• _WHAT THIS TASK INVOLVES_
Look through the entries and report how many lines include the word "code". Give the number alone.

• _RECORDS SUPPLIED_

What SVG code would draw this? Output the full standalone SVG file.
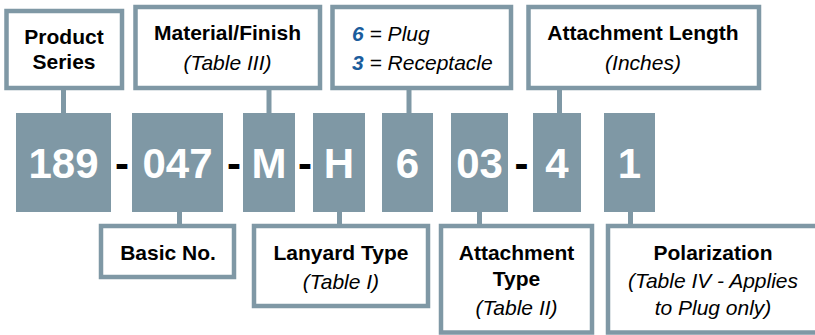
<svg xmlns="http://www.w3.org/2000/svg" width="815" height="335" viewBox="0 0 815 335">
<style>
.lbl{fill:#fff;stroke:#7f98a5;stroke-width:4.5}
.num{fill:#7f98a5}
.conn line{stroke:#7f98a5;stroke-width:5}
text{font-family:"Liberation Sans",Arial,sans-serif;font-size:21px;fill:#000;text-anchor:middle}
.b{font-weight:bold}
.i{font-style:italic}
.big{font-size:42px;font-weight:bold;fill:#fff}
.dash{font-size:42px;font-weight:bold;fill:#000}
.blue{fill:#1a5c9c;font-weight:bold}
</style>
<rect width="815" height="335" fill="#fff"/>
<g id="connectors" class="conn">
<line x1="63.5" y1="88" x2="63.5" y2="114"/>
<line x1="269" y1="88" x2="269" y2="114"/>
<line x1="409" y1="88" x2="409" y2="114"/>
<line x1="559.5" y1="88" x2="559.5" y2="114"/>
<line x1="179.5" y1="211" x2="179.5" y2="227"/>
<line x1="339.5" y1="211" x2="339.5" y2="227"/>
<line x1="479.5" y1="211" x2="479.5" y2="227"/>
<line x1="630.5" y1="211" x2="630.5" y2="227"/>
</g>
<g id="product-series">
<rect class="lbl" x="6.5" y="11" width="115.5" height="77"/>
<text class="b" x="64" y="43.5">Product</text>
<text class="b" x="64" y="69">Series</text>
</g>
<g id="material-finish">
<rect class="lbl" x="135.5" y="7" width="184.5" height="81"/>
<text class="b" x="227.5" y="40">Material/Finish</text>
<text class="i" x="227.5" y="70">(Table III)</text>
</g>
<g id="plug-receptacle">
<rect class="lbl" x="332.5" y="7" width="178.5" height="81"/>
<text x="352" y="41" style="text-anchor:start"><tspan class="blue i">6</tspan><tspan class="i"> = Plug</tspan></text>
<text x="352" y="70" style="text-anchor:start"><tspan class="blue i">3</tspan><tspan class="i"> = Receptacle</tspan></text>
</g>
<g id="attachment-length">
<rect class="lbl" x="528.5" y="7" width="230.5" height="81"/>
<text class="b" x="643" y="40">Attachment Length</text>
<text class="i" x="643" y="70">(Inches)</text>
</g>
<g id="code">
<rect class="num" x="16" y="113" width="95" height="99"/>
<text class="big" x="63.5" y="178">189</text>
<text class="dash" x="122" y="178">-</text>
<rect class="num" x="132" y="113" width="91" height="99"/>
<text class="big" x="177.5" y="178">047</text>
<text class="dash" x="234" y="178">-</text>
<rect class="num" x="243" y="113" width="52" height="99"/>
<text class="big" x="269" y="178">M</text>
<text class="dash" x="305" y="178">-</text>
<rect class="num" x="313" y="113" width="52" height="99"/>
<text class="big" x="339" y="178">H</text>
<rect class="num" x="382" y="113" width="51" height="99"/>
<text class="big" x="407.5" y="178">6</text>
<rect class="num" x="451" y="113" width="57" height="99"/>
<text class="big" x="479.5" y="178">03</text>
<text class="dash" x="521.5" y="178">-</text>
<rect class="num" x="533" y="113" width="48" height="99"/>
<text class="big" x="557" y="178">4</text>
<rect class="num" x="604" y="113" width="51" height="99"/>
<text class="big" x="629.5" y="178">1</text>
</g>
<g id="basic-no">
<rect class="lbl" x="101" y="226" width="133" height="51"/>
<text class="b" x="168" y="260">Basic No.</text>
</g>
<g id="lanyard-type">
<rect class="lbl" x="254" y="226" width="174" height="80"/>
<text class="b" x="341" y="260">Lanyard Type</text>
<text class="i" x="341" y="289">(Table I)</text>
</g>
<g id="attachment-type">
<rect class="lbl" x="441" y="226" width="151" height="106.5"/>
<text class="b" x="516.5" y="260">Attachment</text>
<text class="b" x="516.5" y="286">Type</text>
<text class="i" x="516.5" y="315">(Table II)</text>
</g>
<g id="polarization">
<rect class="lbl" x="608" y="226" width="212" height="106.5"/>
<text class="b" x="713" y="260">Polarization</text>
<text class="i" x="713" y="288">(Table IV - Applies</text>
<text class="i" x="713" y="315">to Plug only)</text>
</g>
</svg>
--
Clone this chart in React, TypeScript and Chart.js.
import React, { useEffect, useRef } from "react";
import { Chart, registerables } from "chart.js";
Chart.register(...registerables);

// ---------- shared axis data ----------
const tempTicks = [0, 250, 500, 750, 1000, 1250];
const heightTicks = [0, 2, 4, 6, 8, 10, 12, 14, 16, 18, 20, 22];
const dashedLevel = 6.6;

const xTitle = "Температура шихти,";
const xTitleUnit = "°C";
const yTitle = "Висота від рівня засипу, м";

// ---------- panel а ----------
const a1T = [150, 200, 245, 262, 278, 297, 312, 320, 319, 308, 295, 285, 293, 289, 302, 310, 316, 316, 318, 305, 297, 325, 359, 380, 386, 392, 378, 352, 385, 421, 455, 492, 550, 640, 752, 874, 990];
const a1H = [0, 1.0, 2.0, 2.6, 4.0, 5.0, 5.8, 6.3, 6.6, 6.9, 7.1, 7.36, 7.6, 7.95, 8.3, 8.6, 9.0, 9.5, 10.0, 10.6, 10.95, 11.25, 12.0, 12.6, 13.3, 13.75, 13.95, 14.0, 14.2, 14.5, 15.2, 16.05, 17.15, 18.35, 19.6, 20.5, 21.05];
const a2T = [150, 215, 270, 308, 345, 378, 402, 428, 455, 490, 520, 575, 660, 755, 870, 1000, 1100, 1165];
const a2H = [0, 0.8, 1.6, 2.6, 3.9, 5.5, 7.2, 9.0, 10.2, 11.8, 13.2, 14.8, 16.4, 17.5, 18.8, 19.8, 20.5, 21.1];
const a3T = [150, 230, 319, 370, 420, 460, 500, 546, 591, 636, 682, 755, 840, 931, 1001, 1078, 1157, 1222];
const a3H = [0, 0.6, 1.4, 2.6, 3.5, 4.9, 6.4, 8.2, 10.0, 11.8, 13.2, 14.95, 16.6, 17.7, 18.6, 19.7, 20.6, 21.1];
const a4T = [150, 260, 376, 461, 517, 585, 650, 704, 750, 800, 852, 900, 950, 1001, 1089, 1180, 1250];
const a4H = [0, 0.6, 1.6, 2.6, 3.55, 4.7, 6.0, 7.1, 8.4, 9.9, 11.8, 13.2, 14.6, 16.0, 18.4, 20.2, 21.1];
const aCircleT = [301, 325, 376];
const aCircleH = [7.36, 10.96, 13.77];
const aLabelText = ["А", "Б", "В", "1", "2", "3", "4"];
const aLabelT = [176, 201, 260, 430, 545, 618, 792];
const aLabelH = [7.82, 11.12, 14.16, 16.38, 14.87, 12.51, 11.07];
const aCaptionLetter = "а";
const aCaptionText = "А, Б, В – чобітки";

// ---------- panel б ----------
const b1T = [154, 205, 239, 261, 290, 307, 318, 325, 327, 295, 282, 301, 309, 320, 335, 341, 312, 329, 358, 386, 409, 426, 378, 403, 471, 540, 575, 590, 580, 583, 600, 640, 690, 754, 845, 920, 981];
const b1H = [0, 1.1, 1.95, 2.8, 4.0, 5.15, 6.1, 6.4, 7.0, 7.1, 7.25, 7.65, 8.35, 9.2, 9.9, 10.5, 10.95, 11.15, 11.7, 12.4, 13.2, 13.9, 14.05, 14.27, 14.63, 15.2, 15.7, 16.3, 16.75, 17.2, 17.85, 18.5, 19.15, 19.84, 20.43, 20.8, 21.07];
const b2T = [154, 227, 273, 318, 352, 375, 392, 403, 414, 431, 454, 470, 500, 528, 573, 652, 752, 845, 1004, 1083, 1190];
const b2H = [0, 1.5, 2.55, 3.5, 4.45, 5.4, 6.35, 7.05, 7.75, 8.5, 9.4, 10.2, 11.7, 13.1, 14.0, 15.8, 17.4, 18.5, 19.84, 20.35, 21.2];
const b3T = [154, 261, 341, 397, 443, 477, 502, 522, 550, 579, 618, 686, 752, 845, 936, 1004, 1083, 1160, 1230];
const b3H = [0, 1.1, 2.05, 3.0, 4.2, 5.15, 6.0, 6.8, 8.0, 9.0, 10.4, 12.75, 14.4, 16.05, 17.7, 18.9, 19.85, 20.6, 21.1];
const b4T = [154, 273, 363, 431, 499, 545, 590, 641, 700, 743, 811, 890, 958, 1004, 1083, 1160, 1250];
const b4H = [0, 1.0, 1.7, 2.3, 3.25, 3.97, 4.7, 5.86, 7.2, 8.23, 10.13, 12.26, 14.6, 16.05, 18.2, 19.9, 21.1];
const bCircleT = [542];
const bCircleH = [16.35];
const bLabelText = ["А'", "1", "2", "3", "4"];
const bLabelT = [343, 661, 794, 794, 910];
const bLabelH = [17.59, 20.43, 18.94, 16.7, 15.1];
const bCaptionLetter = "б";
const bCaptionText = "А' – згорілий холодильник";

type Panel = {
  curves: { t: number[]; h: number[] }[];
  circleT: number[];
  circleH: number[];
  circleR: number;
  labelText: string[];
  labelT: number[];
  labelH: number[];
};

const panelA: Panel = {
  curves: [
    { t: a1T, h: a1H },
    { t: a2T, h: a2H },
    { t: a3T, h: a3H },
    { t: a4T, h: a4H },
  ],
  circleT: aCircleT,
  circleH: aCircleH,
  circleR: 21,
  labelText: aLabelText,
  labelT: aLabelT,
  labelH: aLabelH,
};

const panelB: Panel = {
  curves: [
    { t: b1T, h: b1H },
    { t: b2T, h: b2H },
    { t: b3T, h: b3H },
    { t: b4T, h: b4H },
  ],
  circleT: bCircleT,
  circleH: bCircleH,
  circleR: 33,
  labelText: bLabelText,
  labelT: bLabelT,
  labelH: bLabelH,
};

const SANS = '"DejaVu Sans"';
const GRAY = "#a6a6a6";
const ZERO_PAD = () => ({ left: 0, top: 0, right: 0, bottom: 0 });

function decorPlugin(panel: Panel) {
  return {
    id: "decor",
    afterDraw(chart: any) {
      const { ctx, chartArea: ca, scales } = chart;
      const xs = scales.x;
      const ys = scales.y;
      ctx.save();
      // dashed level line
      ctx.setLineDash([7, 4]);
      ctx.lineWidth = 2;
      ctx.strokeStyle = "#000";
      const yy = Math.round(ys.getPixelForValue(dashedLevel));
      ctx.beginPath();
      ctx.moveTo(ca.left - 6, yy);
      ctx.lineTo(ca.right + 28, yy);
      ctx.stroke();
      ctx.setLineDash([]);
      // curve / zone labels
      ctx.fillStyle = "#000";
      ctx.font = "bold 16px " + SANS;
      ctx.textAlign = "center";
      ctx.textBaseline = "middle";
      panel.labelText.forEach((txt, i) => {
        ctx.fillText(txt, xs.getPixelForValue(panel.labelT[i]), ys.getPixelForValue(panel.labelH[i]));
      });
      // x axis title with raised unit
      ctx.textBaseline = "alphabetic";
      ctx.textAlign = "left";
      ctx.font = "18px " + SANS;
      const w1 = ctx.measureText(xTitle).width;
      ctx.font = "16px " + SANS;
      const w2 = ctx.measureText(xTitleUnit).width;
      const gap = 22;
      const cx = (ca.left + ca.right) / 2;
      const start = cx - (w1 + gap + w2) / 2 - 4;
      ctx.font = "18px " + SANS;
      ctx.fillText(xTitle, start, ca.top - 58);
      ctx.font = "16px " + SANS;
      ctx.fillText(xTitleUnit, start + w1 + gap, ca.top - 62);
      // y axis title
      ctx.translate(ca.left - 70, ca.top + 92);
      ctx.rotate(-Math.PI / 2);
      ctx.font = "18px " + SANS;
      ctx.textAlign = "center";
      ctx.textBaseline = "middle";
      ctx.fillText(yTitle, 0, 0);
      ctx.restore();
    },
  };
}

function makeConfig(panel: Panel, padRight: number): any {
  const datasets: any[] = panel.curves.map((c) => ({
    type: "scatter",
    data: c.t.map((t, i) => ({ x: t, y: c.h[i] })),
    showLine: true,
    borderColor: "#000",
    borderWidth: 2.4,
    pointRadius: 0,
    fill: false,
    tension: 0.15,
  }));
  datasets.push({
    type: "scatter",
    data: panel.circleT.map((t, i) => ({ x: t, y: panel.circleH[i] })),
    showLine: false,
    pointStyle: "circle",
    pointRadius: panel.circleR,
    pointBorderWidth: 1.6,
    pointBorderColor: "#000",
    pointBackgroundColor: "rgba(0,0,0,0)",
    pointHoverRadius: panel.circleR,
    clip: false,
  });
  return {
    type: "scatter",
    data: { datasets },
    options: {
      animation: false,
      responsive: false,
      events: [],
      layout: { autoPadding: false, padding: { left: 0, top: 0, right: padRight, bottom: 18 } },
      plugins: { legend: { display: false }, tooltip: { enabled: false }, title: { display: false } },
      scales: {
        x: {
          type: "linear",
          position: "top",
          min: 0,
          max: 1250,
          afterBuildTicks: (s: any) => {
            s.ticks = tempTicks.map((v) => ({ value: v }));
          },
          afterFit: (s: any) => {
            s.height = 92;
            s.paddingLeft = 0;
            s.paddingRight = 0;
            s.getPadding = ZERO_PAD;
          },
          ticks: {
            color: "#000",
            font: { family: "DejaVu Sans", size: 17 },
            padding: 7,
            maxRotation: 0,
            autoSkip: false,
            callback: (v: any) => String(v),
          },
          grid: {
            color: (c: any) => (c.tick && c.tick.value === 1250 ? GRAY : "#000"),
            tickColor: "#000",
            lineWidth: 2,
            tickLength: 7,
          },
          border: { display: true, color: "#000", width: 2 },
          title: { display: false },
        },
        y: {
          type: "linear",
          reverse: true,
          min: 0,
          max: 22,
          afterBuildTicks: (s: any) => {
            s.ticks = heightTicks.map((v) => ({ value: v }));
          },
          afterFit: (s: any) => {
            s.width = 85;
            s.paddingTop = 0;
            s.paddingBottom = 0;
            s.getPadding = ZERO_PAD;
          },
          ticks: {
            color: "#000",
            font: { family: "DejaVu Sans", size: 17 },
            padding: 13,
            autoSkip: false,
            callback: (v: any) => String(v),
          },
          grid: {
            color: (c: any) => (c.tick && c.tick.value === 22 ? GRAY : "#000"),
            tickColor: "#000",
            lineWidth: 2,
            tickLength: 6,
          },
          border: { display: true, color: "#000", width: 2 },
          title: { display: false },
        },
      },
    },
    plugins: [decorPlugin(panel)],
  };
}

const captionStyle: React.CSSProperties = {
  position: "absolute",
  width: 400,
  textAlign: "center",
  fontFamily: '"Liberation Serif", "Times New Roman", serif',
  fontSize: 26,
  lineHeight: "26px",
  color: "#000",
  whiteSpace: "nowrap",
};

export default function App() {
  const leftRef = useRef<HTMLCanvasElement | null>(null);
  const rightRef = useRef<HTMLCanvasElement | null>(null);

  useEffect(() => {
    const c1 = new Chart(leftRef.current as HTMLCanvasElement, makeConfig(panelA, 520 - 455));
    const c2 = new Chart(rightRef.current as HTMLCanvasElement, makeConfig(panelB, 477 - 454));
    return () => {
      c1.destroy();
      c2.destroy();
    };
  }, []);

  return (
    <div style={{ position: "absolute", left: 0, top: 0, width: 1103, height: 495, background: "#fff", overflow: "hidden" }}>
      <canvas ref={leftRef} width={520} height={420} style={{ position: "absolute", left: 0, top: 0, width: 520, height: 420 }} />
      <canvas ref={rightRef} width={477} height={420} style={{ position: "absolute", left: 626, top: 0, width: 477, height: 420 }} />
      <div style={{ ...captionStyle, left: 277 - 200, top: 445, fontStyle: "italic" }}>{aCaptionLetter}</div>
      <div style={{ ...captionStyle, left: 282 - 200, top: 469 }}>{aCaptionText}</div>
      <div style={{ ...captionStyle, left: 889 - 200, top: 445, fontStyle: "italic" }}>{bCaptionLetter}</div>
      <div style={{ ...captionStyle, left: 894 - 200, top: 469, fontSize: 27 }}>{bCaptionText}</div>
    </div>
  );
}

• _OUTPUT FOR THIS TASK_
2